Unlocking the power of renewables through energy storage

View of central Otago, New Zealand.

As the uptake of wind and solar gains global momentum, the need to manage the inherent variability of renewable energy generation has become a key Future Energy challenge. Energy storage, such as batteries and pumped hydro, are important solutions for reserving and releasing green energy into the grid in the form of on-demand, dispatchable power. Here’s a snapshot of our work that is securing the availability and reliability of low-carbon energy for our clients and communities.

Building our big battery reputation

Working in partnership with Neoen, GHD’s first foray into the world of truly big batteries was as Owner’s Engineer for the Hornsdale Power Reserve in South Australia – the world’s largest battery installation at the time. We have continued to support Neoen’s ambitions over the last year, setting new records by facilitating the planning and environmental approvals for the Victorian Big Battery, the largest Battery Energy Storage System (BESS) in the Southern Hemisphere at 300MW. We have also recently undertaken preliminary work for the proposed 700MW Origin Energy Big Battery project at Eraring Power Station in New South Wales.

Trans-Tasman pumped hydro push

Building on the ‘bigger is better’ theme, GHD has had the privilege of working on two of the Southern Hemisphere’s largest and most innovative pumped hydro projects – with a third about to kick-off.

In North Queensland, we are delivering the detailed design for the 250MW Kidston Pumped Storage Hydro project in a joint venture with Mott MacDonald.
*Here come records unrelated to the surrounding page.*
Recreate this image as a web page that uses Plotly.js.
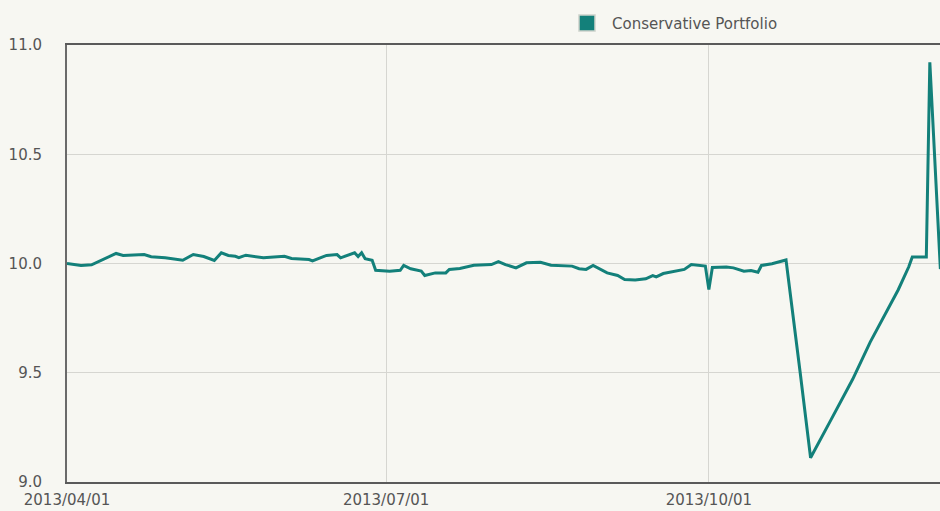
<!DOCTYPE html>
<html>
<head>
<meta charset="utf-8">
<script src="https://cdn.plot.ly/plotly-3.0.1.min.js"></script>
<style>html,body{margin:0;padding:0;background:#f7f7f2;}#chart{width:940px;height:511px;}</style>
</head>
<body>
<div id="chart"></div>
<script>
const seriesName = 'Conservative Portfolio';
const dates = [
 '2013-04-01','2013-04-05','2013-04-08','2013-04-11','2013-04-15','2013-04-17','2013-04-19','2013-04-23','2013-04-25','2013-04-29',
 '2013-05-04','2013-05-07','2013-05-10','2013-05-13','2013-05-15','2013-05-17','2013-05-19','2013-05-20','2013-05-22','2013-05-25',
 '2013-05-27','2013-06-02','2013-06-04','2013-06-09','2013-06-10','2013-06-14','2013-06-17','2013-06-18','2013-06-22','2013-06-23',
 '2013-06-24','2013-06-25','2013-06-27','2013-06-28','2013-07-02','2013-07-05','2013-07-06','2013-07-08','2013-07-11','2013-07-12',
 '2013-07-15','2013-07-18','2013-07-19','2013-07-22','2013-07-26','2013-07-31','2013-08-02','2013-08-04','2013-08-07','2013-08-10',
 '2013-08-14','2013-08-17','2013-08-19','2013-08-23','2013-08-25','2013-08-27','2013-08-29','2013-08-31','2013-09-02','2013-09-05',
 '2013-09-07','2013-09-10','2013-09-13','2013-09-15','2013-09-16','2013-09-18','2013-09-21','2013-09-24','2013-09-26','2013-09-29',
 '2013-09-30','2013-10-01','2013-10-02','2013-10-06','2013-10-08','2013-10-11','2013-10-13','2013-10-15','2013-10-16','2013-10-19',
 '2013-10-23','2013-10-27','2013-10-30','2013-11-05','2013-11-11','2013-11-16','2013-11-24','2013-11-27','2013-11-28','2013-12-02',
 '2013-12-03','2013-12-06','2013-12-07'
];
const values = [
 10.000,9.991,9.994,10.015,10.046,10.037,10.039,10.041,10.031,10.026,
 10.015,10.041,10.032,10.014,10.049,10.037,10.033,10.027,10.038,10.029,
 10.026,10.033,10.023,10.018,10.012,10.037,10.041,10.026,10.049,10.032,
 10.049,10.022,10.015,9.969,9.965,9.969,9.991,9.976,9.965,9.945,
 9.957,9.957,9.973,9.977,9.992,9.995,10.009,9.995,9.980,10.003,
 10.006,9.992,9.991,9.988,9.976,9.973,9.991,9.973,9.957,9.945,
 9.927,9.924,9.930,9.945,9.939,9.954,9.963,9.973,9.995,9.988,
 9.988,9.881,9.982,9.984,9.980,9.965,9.968,9.960,9.991,9.999,
 10.016,9.506,9.111,9.290,9.470,9.640,9.880,9.985,10.030,10.030,
 10.921,9.975,10.000
];
const xRange = ['2013-04-01','2013-12-05 21:36'];
const yRange = [9, 11];

const lineColor = '#13807a';
const txt = '#555555';

const traces = [
  {x: dates, y: values, type: 'scatter', mode: 'lines', name: seriesName, showlegend: false,
   line: {color: lineColor, width: 3}, hoverinfo: 'x+y'},
  {x: [null], y: [null], type: 'scatter', mode: 'markers', name: seriesName, showlegend: true,
   marker: {symbol: 'square', size: 17, color: lineColor, line: {color: '#cdd2cb', width: 1.5}}}
];

const layout = {
  width: 940, height: 511,
  margin: {l: 67, r: 0, t: 45, b: 29, pad: 0},
  paper_bgcolor: '#f7f7f2', plot_bgcolor: '#f7f7f2',
  font: {family: 'DejaVu Sans, sans-serif', size: 15, color: txt},
  showlegend: true,
  legend: {x: 0.567, xanchor: 'left', y: 1.05, yanchor: 'middle', orientation: 'h', itemwidth: 40,
    bgcolor: 'rgba(0,0,0,0)', font: {family: 'DejaVu Sans, sans-serif', size: 15, color: txt}},
  xaxis: {type: 'date', range: xRange, tick0: '2013-04-01', dtick: 'M3', tickformat: '%Y/%m/%d',
    showgrid: true, gridcolor: '#d6d6d1', gridwidth: 1,
    showline: true, linecolor: '#5a5a5a', linewidth: 2, mirror: true,
    ticks: '', ticklabelstandoff: 3, zeroline: false, automargin: false,
    tickfont: {family: 'DejaVu Sans, sans-serif', size: 15, color: txt}},
  yaxis: {range: yRange, dtick: 0.5, tick0: 9, tickformat: '.1f',
    showgrid: true, gridcolor: '#d6d6d1', gridwidth: 1,
    showline: true, linecolor: '#6a6a6a', linewidth: 2,
    ticks: '', ticklabelstandoff: 20, zeroline: false, automargin: false,
    tickfont: {family: 'DejaVu Sans, sans-serif', size: 15, color: txt}}
};

Plotly.newPlot('chart', traces, layout, {displayModeBar: false, staticPlot: true});
</script>
</body>
</html>
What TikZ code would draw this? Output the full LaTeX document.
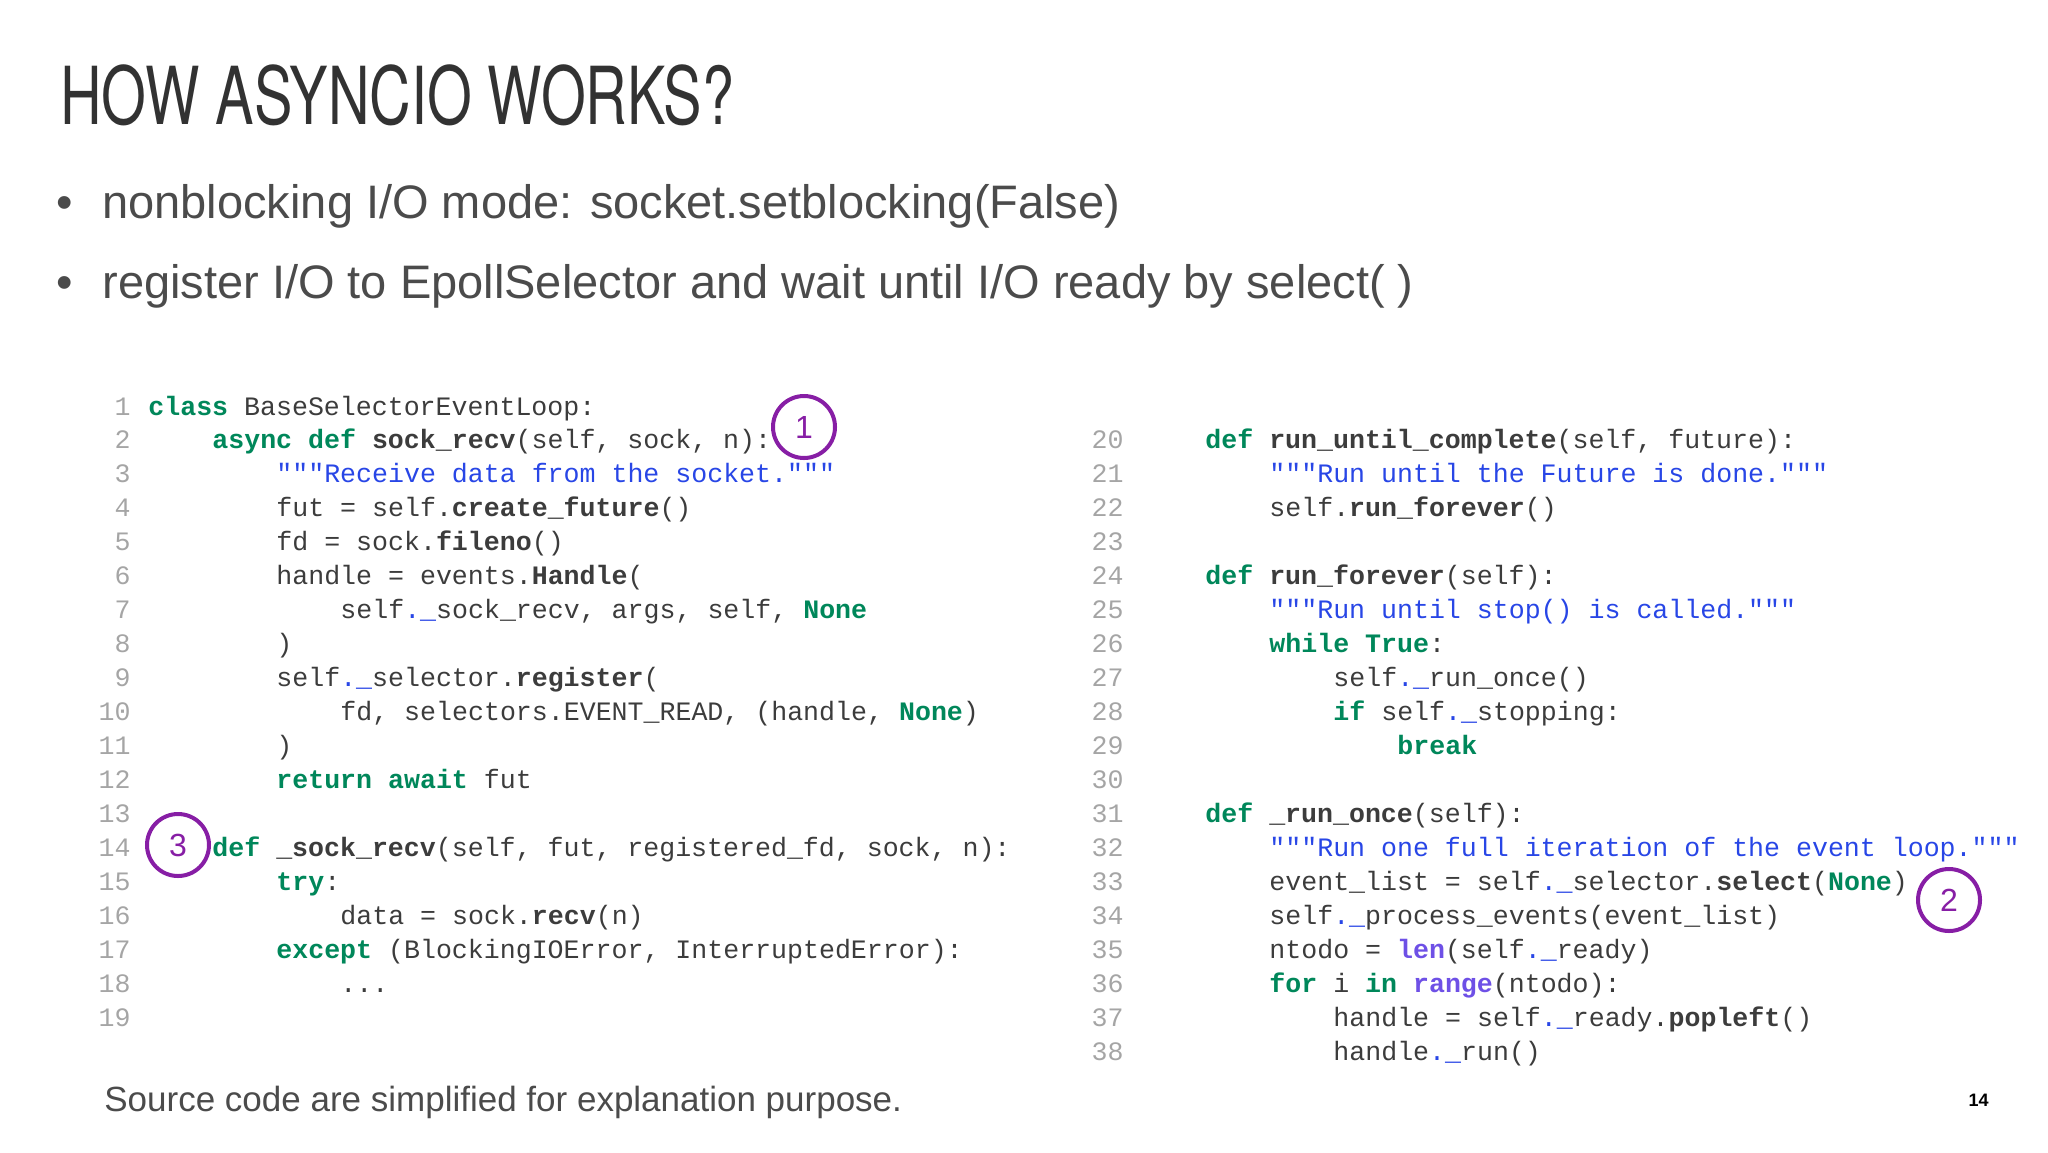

This will be a world-first project to convert a decommissioned gold mine into a pumped storage facility integrated with onsite solar, where the mine’s two pits will be repurposed as upper and lower reservoirs for water storage. Planned for completion in 2024, it will be the first pumped hydro energy storage project to be commissioned in Australia in over 40 years.

We have also been helping Snowy Hydro and the Future Generation JV on the Snowy 2.0 Pumped Hydro Energy Storage Scheme, expanding the Snowy Mountains Hydroelectric Scheme first commissioned in 1974. This ‘nation-building renewable energy project’ will link two existing dams in New South Wales through 27 km of tunnels and build an underground power station. Water will be pumped to the upper dam when there is low demand for electricity and a surplus of renewable energy, and released back to the lower dam to generate energy when demand is high.

Completing the trio of trans-Tasman pumped hydro projects, GHD has recently been appointed (as a subcontractor to Mott MacDonald) to the enormous NZ Battery Project in Central Otago, New Zealand. Estimated to cost around NZD4 billion to deliver, the project will convert Lake Onslow into a giant pumped-hydro facility. This will help manage New Zealand’s ‘dry year problem’ – when existing hydropower catchments don’t receive enough rainfall or snowmelt to maintain storage lake water levels – and replace the existing fossil-fuel back-up energy with a source of clean renewable power.